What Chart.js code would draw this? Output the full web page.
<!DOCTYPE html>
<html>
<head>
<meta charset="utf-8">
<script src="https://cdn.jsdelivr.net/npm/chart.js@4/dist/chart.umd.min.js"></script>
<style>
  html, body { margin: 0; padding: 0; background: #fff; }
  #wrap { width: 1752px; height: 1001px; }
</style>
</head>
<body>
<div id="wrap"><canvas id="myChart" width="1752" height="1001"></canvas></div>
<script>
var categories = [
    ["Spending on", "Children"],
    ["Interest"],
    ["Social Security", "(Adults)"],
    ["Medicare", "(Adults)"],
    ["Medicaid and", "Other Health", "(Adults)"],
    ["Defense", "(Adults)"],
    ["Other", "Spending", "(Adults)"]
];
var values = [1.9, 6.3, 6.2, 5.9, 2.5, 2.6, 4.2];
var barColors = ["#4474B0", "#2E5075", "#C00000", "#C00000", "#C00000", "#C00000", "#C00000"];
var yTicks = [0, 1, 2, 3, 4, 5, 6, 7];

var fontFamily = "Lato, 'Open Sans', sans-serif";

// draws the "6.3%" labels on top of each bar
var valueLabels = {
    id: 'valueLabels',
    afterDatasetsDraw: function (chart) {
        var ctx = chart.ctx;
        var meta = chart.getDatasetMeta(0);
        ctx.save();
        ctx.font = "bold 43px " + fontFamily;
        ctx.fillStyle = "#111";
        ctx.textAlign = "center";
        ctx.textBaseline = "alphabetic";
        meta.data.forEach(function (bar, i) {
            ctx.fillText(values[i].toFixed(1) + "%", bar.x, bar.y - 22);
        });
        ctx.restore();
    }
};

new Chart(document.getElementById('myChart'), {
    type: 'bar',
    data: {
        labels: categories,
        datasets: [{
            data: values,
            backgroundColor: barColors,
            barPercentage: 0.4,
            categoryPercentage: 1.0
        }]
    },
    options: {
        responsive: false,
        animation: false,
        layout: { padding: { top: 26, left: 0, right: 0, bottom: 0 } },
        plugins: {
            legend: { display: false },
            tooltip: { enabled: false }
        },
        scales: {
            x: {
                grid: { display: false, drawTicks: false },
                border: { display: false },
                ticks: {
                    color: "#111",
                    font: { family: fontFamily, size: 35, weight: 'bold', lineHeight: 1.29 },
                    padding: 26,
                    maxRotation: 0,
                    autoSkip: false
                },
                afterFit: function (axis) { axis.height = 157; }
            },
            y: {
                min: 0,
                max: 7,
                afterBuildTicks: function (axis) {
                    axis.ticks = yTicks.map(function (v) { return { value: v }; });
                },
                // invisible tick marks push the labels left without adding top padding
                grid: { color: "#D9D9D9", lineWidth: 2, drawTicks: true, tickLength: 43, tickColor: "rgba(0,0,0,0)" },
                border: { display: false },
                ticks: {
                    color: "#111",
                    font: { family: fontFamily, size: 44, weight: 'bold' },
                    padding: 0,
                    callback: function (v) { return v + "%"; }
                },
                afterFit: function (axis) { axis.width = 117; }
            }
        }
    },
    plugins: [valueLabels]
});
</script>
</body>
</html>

-=-=-

**Short task:**
Output all of the data above without any alteration.

**Task result:**
What Chart.js code would draw this? Output the full web page.
<!DOCTYPE html>
<html>
<head>
<meta charset="utf-8">
<script src="https://cdn.jsdelivr.net/npm/chart.js@4/dist/chart.umd.min.js"></script>
<style>
  html, body { margin: 0; padding: 0; background: #fff; }
  #wrap { width: 1752px; height: 1001px; }
</style>
</head>
<body>
<div id="wrap"><canvas id="myChart" width="1752" height="1001"></canvas></div>
<script>
var categories = [
    ["Spending on", "Children"],
    ["Interest"],
    ["Social Security", "(Adults)"],
    ["Medicare", "(Adults)"],
    ["Medicaid and", "Other Health", "(Adults)"],
    ["Defense", "(Adults)"],
    ["Other", "Spending", "(Adults)"]
];
var values = [1.9, 6.3, 6.2, 5.9, 2.5, 2.6, 4.2];
var barColors = ["#4474B0", "#2E5075", "#C00000", "#C00000", "#C00000", "#C00000", "#C00000"];
var yTicks = [0, 1, 2, 3, 4, 5, 6, 7];

var fontFamily = "Lato, 'Open Sans', sans-serif";

// draws the "6.3%" labels on top of each bar
var valueLabels = {
    id: 'valueLabels',
    afterDatasetsDraw: function (chart) {
        var ctx = chart.ctx;
        var meta = chart.getDatasetMeta(0);
        ctx.save();
        ctx.font = "bold 43px " + fontFamily;
        ctx.fillStyle = "#111";
        ctx.textAlign = "center";
        ctx.textBaseline = "alphabetic";
        meta.data.forEach(function (bar, i) {
            ctx.fillText(values[i].toFixed(1) + "%", bar.x, bar.y - 22);
        });
        ctx.restore();
    }
};

new Chart(document.getElementById('myChart'), {
    type: 'bar',
    data: {
        labels: categories,
        datasets: [{
            data: values,
            backgroundColor: barColors,
            barPercentage: 0.4,
            categoryPercentage: 1.0
        }]
    },
    options: {
        responsive: false,
        animation: false,
        layout: { padding: { top: 26, left: 0, right: 0, bottom: 0 } },
        plugins: {
            legend: { display: false },
            tooltip: { enabled: false }
        },
        scales: {
            x: {
                grid: { display: false, drawTicks: false },
                border: { display: false },
                ticks: {
                    color: "#111",
                    font: { family: fontFamily, size: 35, weight: 'bold', lineHeight: 1.29 },
                    padding: 26,
                    maxRotation: 0,
                    autoSkip: false
                },
                afterFit: function (axis) { axis.height = 157; }
            },
            y: {
                min: 0,
                max: 7,
                afterBuildTicks: function (axis) {
                    axis.ticks = yTicks.map(function (v) { return { value: v }; });
                },
                // invisible tick marks push the labels left without adding top padding
                grid: { color: "#D9D9D9", lineWidth: 2, drawTicks: true, tickLength: 43, tickColor: "rgba(0,0,0,0)" },
                border: { display: false },
                ticks: {
                    color: "#111",
                    font: { family: fontFamily, size: 44, weight: 'bold' },
                    padding: 0,
                    callback: function (v) { return v + "%"; }
                },
                afterFit: function (axis) { axis.width = 117; }
            }
        }
    },
    plugins: [valueLabels]
});
</script>
</body>
</html>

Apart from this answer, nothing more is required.